EXERCISE DIRECTIONS:
Images must not appear in your copy; reproduce every other part of the records exactly.

RECORDS TO PROCESS:
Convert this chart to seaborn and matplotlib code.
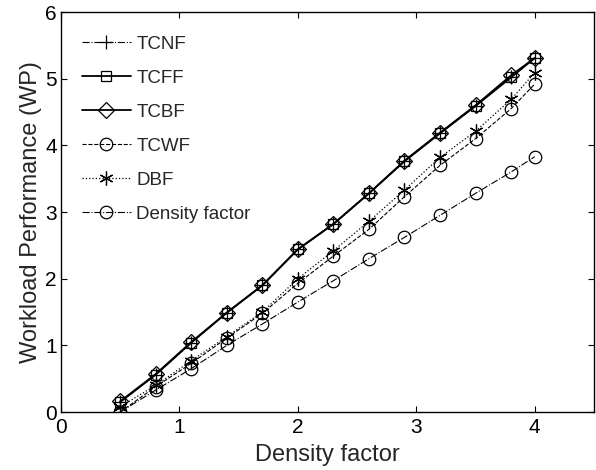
import matplotlib
matplotlib.use("Agg")
import matplotlib.pyplot as plt
import seaborn as sns
import pandas as pd

sns.set_style("white")
plt.rcParams['font.family'] = ['Liberation Sans', 'DejaVu Sans']

density = [0.5, 0.8, 1.1, 1.4, 1.7, 2.0, 2.3, 2.6, 2.9, 3.2, 3.5, 3.8, 4.0]
tcnf = [0.15, 0.56, 1.04, 1.49, 1.90, 2.44, 2.82, 3.28, 3.76, 4.18, 4.59, 5.02, 5.31]
tcff = [0.15, 0.56, 1.04, 1.49, 1.90, 2.44, 2.82, 3.28, 3.76, 4.18, 4.59, 5.02, 5.31]
tcbf = [0.16, 0.57, 1.05, 1.49, 1.90, 2.44, 2.82, 3.28, 3.77, 4.19, 4.60, 5.05, 5.31]
tcwf = [0.00, 0.38, 0.73, 1.11, 1.48, 1.93, 2.34, 2.74, 3.23, 3.70, 4.10, 4.55, 4.92]
dbf = [0.08, 0.40, 0.77, 1.13, 1.50, 2.00, 2.42, 2.86, 3.33, 3.82, 4.21, 4.69, 5.09]
dfac = [0.00, 0.33, 0.65, 1.00, 1.32, 1.65, 1.97, 2.30, 2.62, 2.95, 3.28, 3.60, 3.83]

names = ["TCNF", "TCFF", "TCBF", "TCWF", "DBF", "Density factor"]
values = [tcnf, tcff, tcbf, tcwf, dbf, dfac]
markers = ["+", "s", "D", "o", (6, 2, 0), "o"]
styles = ["-.", "-", "-", "--", ":", "-."]
msizes = [10, 7, 8, 9, 10, 9]
lwidths = [0.8, 1.3, 1.3, 0.8, 0.9, 0.8]

frames = []
for n, v in zip(names, values):
    frames.append(pd.DataFrame({"x": density, "y": v, "series": n}))
df = pd.concat(frames, ignore_index=True)

fig = plt.figure(figsize=(5.96, 4.70), dpi=100)
ax = fig.add_axes([61/596, 58/470, (594-61)/596, 400/470])

for n, m, ls, ms, lw in zip(names, markers, styles, msizes, lwidths):
    sub = df[df["series"] == n]
    sns.lineplot(data=sub, x="x", y="y", ax=ax, color="black", marker=m,
                 linestyle=ls, linewidth=lw, markersize=ms,
                 markerfacecolor="none", markeredgecolor="black",
                 markeredgewidth=0.9, label=n)

ax.set_xlim(0, 4.5)
ax.set_ylim(0, 6)
ax.set_xticks([0, 1, 2, 3, 4])
ax.set_yticks([0, 1, 2, 3, 4, 5, 6])
ax.tick_params(axis="both", labelsize=15, direction="in", length=4, width=0.8,
               top=True, right=True, bottom=True, left=True, colors="black")
ax.tick_params(axis="x", pad=4)
ax.tick_params(axis="y", pad=3)
for s in ax.spines.values():
    s.set_color("black")
    s.set_linewidth(1.0)
ax.set_xlabel("Density factor", fontsize=17, labelpad=5)
ax.set_ylabel("Workload Performance (WP)", fontsize=17, labelpad=2)

leg = ax.legend(loc="upper left", frameon=False, fontsize=13.5, handlelength=2.6,
                labelspacing=0.9, bbox_to_anchor=(0.025, 0.96), borderaxespad=0.0,
                handletextpad=0.3)

fig.savefig("out.png", dpi=100)
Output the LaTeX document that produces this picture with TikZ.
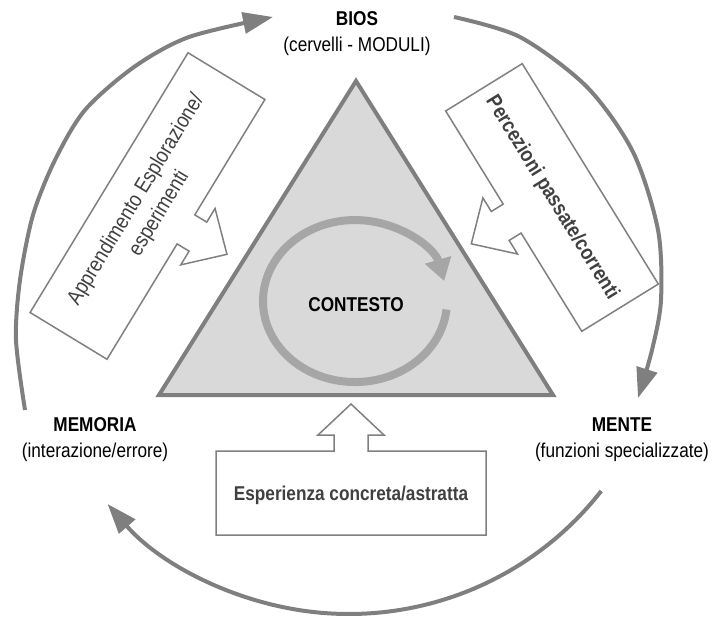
\documentclass[tikz,border=0pt]{standalone}
\usepackage{fontspec}
\usepackage{graphicx}
\setmainfont{Liberation Sans}[FakeStretch=0.86]
\newfontfamily\plainsans{Liberation Sans}
\usetikzlibrary{arrows.meta}
\definecolor{arcgray}{RGB}{127,127,127}
\definecolor{trifill}{RGB}{217,217,217}
\definecolor{innergray}{RGB}{166,166,166}
\definecolor{boxgray}{RGB}{128,128,128}
\definecolor{textgray}{RGB}{64,64,64}
\tikzset{
  cyc/.style={draw=arcgray, line width=4pt, -{Triangle[length=30pt,width=21pt]}},
  calloutbox/.style={draw=boxgray, line width=1.5pt, fill=white, line join=miter},
  tri/.style={draw=arcgray, line width=4pt, fill=trifill, line join=miter},
  inarc/.style={draw=innergray, line width=8pt, -{Triangle[length=22pt,width=26pt]}},
  headlbl/.style={font=\fontsize{20}{26}\selectfont, align=center, inner sep=0pt, text=black},
  boxtxt/.style={font=\fontsize{20}{26}\selectfont, align=center, inner sep=0pt, text=textgray},
  rottxt/.style={inner sep=0pt, text=textgray},
}
\begin{document}
\begin{tikzpicture}[x=1pt,y=-1pt]
\useasboundingbox (0,0) rectangle (712,619);

% outer cycle arrows
\coordinate (l0) at (25,410);
\coordinate (l1) at (273,17);
\coordinate (r0) at (454,17);
\coordinate (r1) at (638,398);
\coordinate (b0) at (601.2,491);
\draw[cyc] plot[smooth] coordinates {(l0) (16,340) (20,280) (33,215) (55,160) (85,110) (134,67) (189,37) (l1)};
\draw[cyc] plot[smooth] coordinates {(r0) (520,37) (587,87) (633,152) (658,230) (661,300) (652,350) (r1)};
\draw[cyc] (b0) arc[start angle=38, end angle=139, radius=320];

% left callout box
\begin{scope}[shift={(147.5,206)}, rotate=58.7]
\draw[calloutbox] (-152,-45) -- (152,-45) -- (152,45) -- (17,45) -- (17,59) -- (33,59) -- (0,93)
  -- (-33,59) -- (-17,59) -- (-17,45) -- (-152,45) -- cycle;
\end{scope}
% right callout box
\begin{scope}[shift={(552,197.5)}, rotate=-58.3]
\draw[calloutbox] (-129.5,-45) -- (129.5,-45) -- (129.5,45) -- (14,45) -- (14,59) -- (30,59) -- (-3,93)
  -- (-36,59) -- (-20,59) -- (-20,45) -- (-129.5,45) -- cycle;
\end{scope}
% bottom callout box
\draw[calloutbox] (216,451) -- (334,451) -- (334,435) -- (318,435) -- (351,404) -- (384,435)
  -- (368,435) -- (368,451) -- (486,451) -- (486,535) -- (216,535) -- cycle;

% triangle
\coordinate (apex) at (356,81);
\coordinate (bl) at (159,395);
\coordinate (br) at (553,395);
\draw[tri] (apex) -- (br) -- (bl) -- cycle;

% inner circular arrow
\coordinate (i0) at (446.5,309.5);
\draw[inarc] (i0) arc[start angle=6, end angle=345.7, x radius=92, y radius=81];

% labels
\node[headlbl] (bios) at (357,34) {\textbf{BIOS}\\(cervelli - MODULI)};
\node[headlbl] (memoria) at (95,440) {\textbf{MEMORIA}\\(interazione/errore)};
\node[headlbl] (mente) at (622,440) {\textbf{MENTE}\\(funzioni specializzate)};
\node[headlbl, font=\fontsize{20}{26}\selectfont\bfseries] (contesto) at (356,305) {CONTESTO};
\node[boxtxt, font=\fontsize{20}{26}\selectfont\bfseries] (esper) at (351,495) {Esperienza concreta/astratta};
\node[rottxt, rotate=58.7] (appr) at (148,207)
  {\scalebox{0.86}[1]{\plainsans\fontsize{21.5}{27}\selectfont\begin{tabular}{@{}c@{}}Apprendimento Esplorazione/\\esperimenti\end{tabular}}};
\node[rottxt, rotate=-58.3] (perc) at (552,198)
  {\scalebox{0.86}[1]{\plainsans\bfseries\fontsize{21}{26}\selectfont Percezioni passate/correnti}};
\end{tikzpicture}
\end{document}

SOLUTION FOR THIS TASK:
Convert this chart to seaborn and matplotlib code.
import matplotlib
matplotlib.use("Agg")
import matplotlib.pyplot as plt
import seaborn as sns
import pandas as pd

sns.set_style("white")
plt.rcParams['font.family'] = ['Liberation Sans', 'DejaVu Sans']

density = [0.5, 0.8, 1.1, 1.4, 1.7, 2.0, 2.3, 2.6, 2.9, 3.2, 3.5, 3.8, 4.0]
tcnf = [0.15, 0.56, 1.04, 1.49, 1.90, 2.44, 2.82, 3.28, 3.76, 4.18, 4.59, 5.02, 5.31]
tcff = [0.15, 0.56, 1.04, 1.49, 1.90, 2.44, 2.82, 3.28, 3.76, 4.18, 4.59, 5.02, 5.31]
tcbf = [0.16, 0.57, 1.05, 1.49, 1.90, 2.44, 2.82, 3.28, 3.77, 4.19, 4.60, 5.05, 5.31]
tcwf = [0.00, 0.38, 0.73, 1.11, 1.48, 1.93, 2.34, 2.74, 3.23, 3.70, 4.10, 4.55, 4.92]
dbf = [0.08, 0.40, 0.77, 1.13, 1.50, 2.00, 2.42, 2.86, 3.33, 3.82, 4.21, 4.69, 5.09]
dfac = [0.00, 0.33, 0.65, 1.00, 1.32, 1.65, 1.97, 2.30, 2.62, 2.95, 3.28, 3.60, 3.83]

names = ["TCNF", "TCFF", "TCBF", "TCWF", "DBF", "Density factor"]
values = [tcnf, tcff, tcbf, tcwf, dbf, dfac]
markers = ["+", "s", "D", "o", (6, 2, 0), "o"]
styles = ["-.", "-", "-", "--", ":", "-."]
msizes = [10, 7, 8, 9, 10, 9]
lwidths = [0.8, 1.3, 1.3, 0.8, 0.9, 0.8]

frames = []
for n, v in zip(names, values):
    frames.append(pd.DataFrame({"x": density, "y": v, "series": n}))
df = pd.concat(frames, ignore_index=True)

fig = plt.figure(figsize=(5.96, 4.70), dpi=100)
ax = fig.add_axes([61/596, 58/470, (594-61)/596, 400/470])

for n, m, ls, ms, lw in zip(names, markers, styles, msizes, lwidths):
    sub = df[df["series"] == n]
    sns.lineplot(data=sub, x="x", y="y", ax=ax, color="black", marker=m,
                 linestyle=ls, linewidth=lw, markersize=ms,
                 markerfacecolor="none", markeredgecolor="black",
                 markeredgewidth=0.9, label=n)

ax.set_xlim(0, 4.5)
ax.set_ylim(0, 6)
ax.set_xticks([0, 1, 2, 3, 4])
ax.set_yticks([0, 1, 2, 3, 4, 5, 6])
ax.tick_params(axis="both", labelsize=15, direction="in", length=4, width=0.8,
               top=True, right=True, bottom=True, left=True, colors="black")
ax.tick_params(axis="x", pad=4)
ax.tick_params(axis="y", pad=3)
for s in ax.spines.values():
    s.set_color("black")
    s.set_linewidth(1.0)
ax.set_xlabel("Density factor", fontsize=17, labelpad=5)
ax.set_ylabel("Workload Performance (WP)", fontsize=17, labelpad=2)

leg = ax.legend(loc="upper left", frameon=False, fontsize=13.5, handlelength=2.6,
                labelspacing=0.9, bbox_to_anchor=(0.025, 0.96), borderaxespad=0.0,
                handletextpad=0.3)

fig.savefig("out.png", dpi=100)
Output the LaTeX document that produces this picture with TikZ.
\documentclass[tikz,border=0pt]{standalone}
\usepackage{fontspec}
\usepackage{graphicx}
\setmainfont{Liberation Sans}[FakeStretch=0.86]
\newfontfamily\plainsans{Liberation Sans}
\usetikzlibrary{arrows.meta}
\definecolor{arcgray}{RGB}{127,127,127}
\definecolor{trifill}{RGB}{217,217,217}
\definecolor{innergray}{RGB}{166,166,166}
\definecolor{boxgray}{RGB}{128,128,128}
\definecolor{textgray}{RGB}{64,64,64}
\tikzset{
  cyc/.style={draw=arcgray, line width=4pt, -{Triangle[length=30pt,width=21pt]}},
  calloutbox/.style={draw=boxgray, line width=1.5pt, fill=white, line join=miter},
  tri/.style={draw=arcgray, line width=4pt, fill=trifill, line join=miter},
  inarc/.style={draw=innergray, line width=8pt, -{Triangle[length=22pt,width=26pt]}},
  headlbl/.style={font=\fontsize{20}{26}\selectfont, align=center, inner sep=0pt, text=black},
  boxtxt/.style={font=\fontsize{20}{26}\selectfont, align=center, inner sep=0pt, text=textgray},
  rottxt/.style={inner sep=0pt, text=textgray},
}
\begin{document}
\begin{tikzpicture}[x=1pt,y=-1pt]
\useasboundingbox (0,0) rectangle (712,619);

% outer cycle arrows
\coordinate (l0) at (25,410);
\coordinate (l1) at (273,17);
\coordinate (r0) at (454,17);
\coordinate (r1) at (638,398);
\coordinate (b0) at (601.2,491);
\draw[cyc] plot[smooth] coordinates {(l0) (16,340) (20,280) (33,215) (55,160) (85,110) (134,67) (189,37) (l1)};
\draw[cyc] plot[smooth] coordinates {(r0) (520,37) (587,87) (633,152) (658,230) (661,300) (652,350) (r1)};
\draw[cyc] (b0) arc[start angle=38, end angle=139, radius=320];

% left callout box
\begin{scope}[shift={(147.5,206)}, rotate=58.7]
\draw[calloutbox] (-152,-45) -- (152,-45) -- (152,45) -- (17,45) -- (17,59) -- (33,59) -- (0,93)
  -- (-33,59) -- (-17,59) -- (-17,45) -- (-152,45) -- cycle;
\end{scope}
% right callout box
\begin{scope}[shift={(552,197.5)}, rotate=-58.3]
\draw[calloutbox] (-129.5,-45) -- (129.5,-45) -- (129.5,45) -- (14,45) -- (14,59) -- (30,59) -- (-3,93)
  -- (-36,59) -- (-20,59) -- (-20,45) -- (-129.5,45) -- cycle;
\end{scope}
% bottom callout box
\draw[calloutbox] (216,451) -- (334,451) -- (334,435) -- (318,435) -- (351,404) -- (384,435)
  -- (368,435) -- (368,451) -- (486,451) -- (486,535) -- (216,535) -- cycle;

% triangle
\coordinate (apex) at (356,81);
\coordinate (bl) at (159,395);
\coordinate (br) at (553,395);
\draw[tri] (apex) -- (br) -- (bl) -- cycle;

% inner circular arrow
\coordinate (i0) at (446.5,309.5);
\draw[inarc] (i0) arc[start angle=6, end angle=345.7, x radius=92, y radius=81];

% labels
\node[headlbl] (bios) at (357,34) {\textbf{BIOS}\\(cervelli - MODULI)};
\node[headlbl] (memoria) at (95,440) {\textbf{MEMORIA}\\(interazione/errore)};
\node[headlbl] (mente) at (622,440) {\textbf{MENTE}\\(funzioni specializzate)};
\node[headlbl, font=\fontsize{20}{26}\selectfont\bfseries] (contesto) at (356,305) {CONTESTO};
\node[boxtxt, font=\fontsize{20}{26}\selectfont\bfseries] (esper) at (351,495) {Esperienza concreta/astratta};
\node[rottxt, rotate=58.7] (appr) at (148,207)
  {\scalebox{0.86}[1]{\plainsans\fontsize{21.5}{27}\selectfont\begin{tabular}{@{}c@{}}Apprendimento Esplorazione/\\esperimenti\end{tabular}}};
\node[rottxt, rotate=-58.3] (perc) at (552,198)
  {\scalebox{0.86}[1]{\plainsans\bfseries\fontsize{21}{26}\selectfont Percezioni passate/correnti}};
\end{tikzpicture}
\end{document}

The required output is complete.